◆ **What you will do**:
Transcribe the listing verbatim. Do not carry over any pictures.

◆ **Given material**:

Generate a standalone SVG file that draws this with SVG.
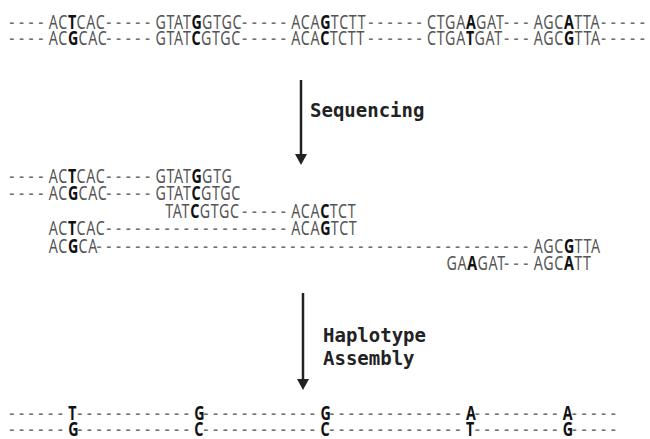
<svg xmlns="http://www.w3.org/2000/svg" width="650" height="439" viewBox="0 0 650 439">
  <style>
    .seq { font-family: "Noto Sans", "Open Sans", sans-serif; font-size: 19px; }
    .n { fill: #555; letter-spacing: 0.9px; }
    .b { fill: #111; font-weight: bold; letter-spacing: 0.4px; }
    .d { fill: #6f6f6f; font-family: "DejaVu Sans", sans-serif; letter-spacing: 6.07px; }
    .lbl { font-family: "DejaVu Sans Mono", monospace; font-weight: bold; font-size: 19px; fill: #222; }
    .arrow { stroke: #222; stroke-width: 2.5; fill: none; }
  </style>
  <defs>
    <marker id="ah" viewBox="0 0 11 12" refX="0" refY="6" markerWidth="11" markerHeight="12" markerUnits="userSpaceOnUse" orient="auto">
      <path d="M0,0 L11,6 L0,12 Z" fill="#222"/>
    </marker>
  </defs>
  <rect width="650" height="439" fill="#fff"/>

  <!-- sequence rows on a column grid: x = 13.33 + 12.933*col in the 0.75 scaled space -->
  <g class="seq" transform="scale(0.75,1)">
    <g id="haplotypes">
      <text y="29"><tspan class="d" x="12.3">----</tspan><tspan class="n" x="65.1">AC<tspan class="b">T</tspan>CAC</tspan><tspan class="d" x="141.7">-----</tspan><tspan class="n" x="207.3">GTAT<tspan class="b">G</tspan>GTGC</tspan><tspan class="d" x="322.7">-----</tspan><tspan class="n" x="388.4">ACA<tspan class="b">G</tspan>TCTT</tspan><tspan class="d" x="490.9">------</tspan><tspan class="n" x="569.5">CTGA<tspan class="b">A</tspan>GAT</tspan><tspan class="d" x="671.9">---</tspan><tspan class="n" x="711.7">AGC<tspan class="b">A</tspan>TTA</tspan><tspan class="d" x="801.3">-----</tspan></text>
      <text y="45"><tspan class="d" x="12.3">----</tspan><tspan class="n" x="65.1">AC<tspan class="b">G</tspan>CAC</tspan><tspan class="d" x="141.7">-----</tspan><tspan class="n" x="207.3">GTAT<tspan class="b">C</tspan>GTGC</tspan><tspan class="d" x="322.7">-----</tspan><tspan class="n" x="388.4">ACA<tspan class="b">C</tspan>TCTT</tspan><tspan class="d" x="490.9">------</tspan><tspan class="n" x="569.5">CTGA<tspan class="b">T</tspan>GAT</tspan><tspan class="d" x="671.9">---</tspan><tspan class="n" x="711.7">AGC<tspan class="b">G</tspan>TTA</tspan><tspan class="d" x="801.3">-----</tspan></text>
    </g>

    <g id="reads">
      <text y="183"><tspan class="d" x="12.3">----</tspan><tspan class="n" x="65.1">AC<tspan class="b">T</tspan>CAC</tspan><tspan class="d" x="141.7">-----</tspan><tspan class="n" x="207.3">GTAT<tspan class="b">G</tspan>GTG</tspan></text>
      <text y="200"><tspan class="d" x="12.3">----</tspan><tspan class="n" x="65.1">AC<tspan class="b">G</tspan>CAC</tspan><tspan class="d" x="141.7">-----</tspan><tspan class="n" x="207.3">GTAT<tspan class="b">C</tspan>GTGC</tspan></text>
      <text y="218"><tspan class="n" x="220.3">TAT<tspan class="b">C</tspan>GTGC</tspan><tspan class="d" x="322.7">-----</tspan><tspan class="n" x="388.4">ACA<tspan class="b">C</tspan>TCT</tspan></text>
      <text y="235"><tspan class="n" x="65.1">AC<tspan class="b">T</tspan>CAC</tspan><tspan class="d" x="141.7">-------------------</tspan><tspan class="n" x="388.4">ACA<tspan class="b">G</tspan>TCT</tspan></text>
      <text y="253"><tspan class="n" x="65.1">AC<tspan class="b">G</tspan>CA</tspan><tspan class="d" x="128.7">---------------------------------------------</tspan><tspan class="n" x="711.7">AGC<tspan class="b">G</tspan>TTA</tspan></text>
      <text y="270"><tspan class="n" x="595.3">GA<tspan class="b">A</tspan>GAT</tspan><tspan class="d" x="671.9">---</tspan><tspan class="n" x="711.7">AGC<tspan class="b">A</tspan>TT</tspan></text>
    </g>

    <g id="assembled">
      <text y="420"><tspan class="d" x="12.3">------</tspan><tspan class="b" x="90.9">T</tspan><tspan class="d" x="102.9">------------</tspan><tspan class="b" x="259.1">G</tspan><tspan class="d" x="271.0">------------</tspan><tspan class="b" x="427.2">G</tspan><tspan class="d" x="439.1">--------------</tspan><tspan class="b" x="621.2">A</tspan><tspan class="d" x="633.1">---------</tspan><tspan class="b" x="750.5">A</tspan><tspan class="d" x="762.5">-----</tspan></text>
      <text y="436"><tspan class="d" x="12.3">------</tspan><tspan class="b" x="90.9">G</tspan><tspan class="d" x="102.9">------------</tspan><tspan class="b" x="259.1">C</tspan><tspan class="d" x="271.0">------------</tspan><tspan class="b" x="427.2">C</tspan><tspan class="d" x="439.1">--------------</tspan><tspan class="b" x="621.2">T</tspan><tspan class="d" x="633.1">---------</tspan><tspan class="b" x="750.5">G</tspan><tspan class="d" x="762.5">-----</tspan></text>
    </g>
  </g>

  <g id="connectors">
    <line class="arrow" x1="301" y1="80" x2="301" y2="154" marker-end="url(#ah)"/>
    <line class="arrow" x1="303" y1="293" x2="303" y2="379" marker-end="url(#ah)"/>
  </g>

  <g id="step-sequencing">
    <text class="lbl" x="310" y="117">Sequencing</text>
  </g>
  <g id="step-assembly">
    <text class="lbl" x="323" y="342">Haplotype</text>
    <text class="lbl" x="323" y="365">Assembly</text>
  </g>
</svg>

◆ **Problem solution**:
Generate a standalone SVG file that draws this with SVG.
<svg xmlns="http://www.w3.org/2000/svg" width="650" height="439" viewBox="0 0 650 439">
  <style>
    .seq { font-family: "Noto Sans", "Open Sans", sans-serif; font-size: 19px; }
    .n { fill: #555; letter-spacing: 0.9px; }
    .b { fill: #111; font-weight: bold; letter-spacing: 0.4px; }
    .d { fill: #6f6f6f; font-family: "DejaVu Sans", sans-serif; letter-spacing: 6.07px; }
    .lbl { font-family: "DejaVu Sans Mono", monospace; font-weight: bold; font-size: 19px; fill: #222; }
    .arrow { stroke: #222; stroke-width: 2.5; fill: none; }
  </style>
  <defs>
    <marker id="ah" viewBox="0 0 11 12" refX="0" refY="6" markerWidth="11" markerHeight="12" markerUnits="userSpaceOnUse" orient="auto">
      <path d="M0,0 L11,6 L0,12 Z" fill="#222"/>
    </marker>
  </defs>
  <rect width="650" height="439" fill="#fff"/>

  <!-- sequence rows on a column grid: x = 13.33 + 12.933*col in the 0.75 scaled space -->
  <g class="seq" transform="scale(0.75,1)">
    <g id="haplotypes">
      <text y="29"><tspan class="d" x="12.3">----</tspan><tspan class="n" x="65.1">AC<tspan class="b">T</tspan>CAC</tspan><tspan class="d" x="141.7">-----</tspan><tspan class="n" x="207.3">GTAT<tspan class="b">G</tspan>GTGC</tspan><tspan class="d" x="322.7">-----</tspan><tspan class="n" x="388.4">ACA<tspan class="b">G</tspan>TCTT</tspan><tspan class="d" x="490.9">------</tspan><tspan class="n" x="569.5">CTGA<tspan class="b">A</tspan>GAT</tspan><tspan class="d" x="671.9">---</tspan><tspan class="n" x="711.7">AGC<tspan class="b">A</tspan>TTA</tspan><tspan class="d" x="801.3">-----</tspan></text>
      <text y="45"><tspan class="d" x="12.3">----</tspan><tspan class="n" x="65.1">AC<tspan class="b">G</tspan>CAC</tspan><tspan class="d" x="141.7">-----</tspan><tspan class="n" x="207.3">GTAT<tspan class="b">C</tspan>GTGC</tspan><tspan class="d" x="322.7">-----</tspan><tspan class="n" x="388.4">ACA<tspan class="b">C</tspan>TCTT</tspan><tspan class="d" x="490.9">------</tspan><tspan class="n" x="569.5">CTGA<tspan class="b">T</tspan>GAT</tspan><tspan class="d" x="671.9">---</tspan><tspan class="n" x="711.7">AGC<tspan class="b">G</tspan>TTA</tspan><tspan class="d" x="801.3">-----</tspan></text>
    </g>

    <g id="reads">
      <text y="183"><tspan class="d" x="12.3">----</tspan><tspan class="n" x="65.1">AC<tspan class="b">T</tspan>CAC</tspan><tspan class="d" x="141.7">-----</tspan><tspan class="n" x="207.3">GTAT<tspan class="b">G</tspan>GTG</tspan></text>
      <text y="200"><tspan class="d" x="12.3">----</tspan><tspan class="n" x="65.1">AC<tspan class="b">G</tspan>CAC</tspan><tspan class="d" x="141.7">-----</tspan><tspan class="n" x="207.3">GTAT<tspan class="b">C</tspan>GTGC</tspan></text>
      <text y="218"><tspan class="n" x="220.3">TAT<tspan class="b">C</tspan>GTGC</tspan><tspan class="d" x="322.7">-----</tspan><tspan class="n" x="388.4">ACA<tspan class="b">C</tspan>TCT</tspan></text>
      <text y="235"><tspan class="n" x="65.1">AC<tspan class="b">T</tspan>CAC</tspan><tspan class="d" x="141.7">-------------------</tspan><tspan class="n" x="388.4">ACA<tspan class="b">G</tspan>TCT</tspan></text>
      <text y="253"><tspan class="n" x="65.1">AC<tspan class="b">G</tspan>CA</tspan><tspan class="d" x="128.7">---------------------------------------------</tspan><tspan class="n" x="711.7">AGC<tspan class="b">G</tspan>TTA</tspan></text>
      <text y="270"><tspan class="n" x="595.3">GA<tspan class="b">A</tspan>GAT</tspan><tspan class="d" x="671.9">---</tspan><tspan class="n" x="711.7">AGC<tspan class="b">A</tspan>TT</tspan></text>
    </g>

    <g id="assembled">
      <text y="420"><tspan class="d" x="12.3">------</tspan><tspan class="b" x="90.9">T</tspan><tspan class="d" x="102.9">------------</tspan><tspan class="b" x="259.1">G</tspan><tspan class="d" x="271.0">------------</tspan><tspan class="b" x="427.2">G</tspan><tspan class="d" x="439.1">--------------</tspan><tspan class="b" x="621.2">A</tspan><tspan class="d" x="633.1">---------</tspan><tspan class="b" x="750.5">A</tspan><tspan class="d" x="762.5">-----</tspan></text>
      <text y="436"><tspan class="d" x="12.3">------</tspan><tspan class="b" x="90.9">G</tspan><tspan class="d" x="102.9">------------</tspan><tspan class="b" x="259.1">C</tspan><tspan class="d" x="271.0">------------</tspan><tspan class="b" x="427.2">C</tspan><tspan class="d" x="439.1">--------------</tspan><tspan class="b" x="621.2">T</tspan><tspan class="d" x="633.1">---------</tspan><tspan class="b" x="750.5">G</tspan><tspan class="d" x="762.5">-----</tspan></text>
    </g>
  </g>

  <g id="connectors">
    <line class="arrow" x1="301" y1="80" x2="301" y2="154" marker-end="url(#ah)"/>
    <line class="arrow" x1="303" y1="293" x2="303" y2="379" marker-end="url(#ah)"/>
  </g>

  <g id="step-sequencing">
    <text class="lbl" x="310" y="117">Sequencing</text>
  </g>
  <g id="step-assembly">
    <text class="lbl" x="323" y="342">Haplotype</text>
    <text class="lbl" x="323" y="365">Assembly</text>
  </g>
</svg>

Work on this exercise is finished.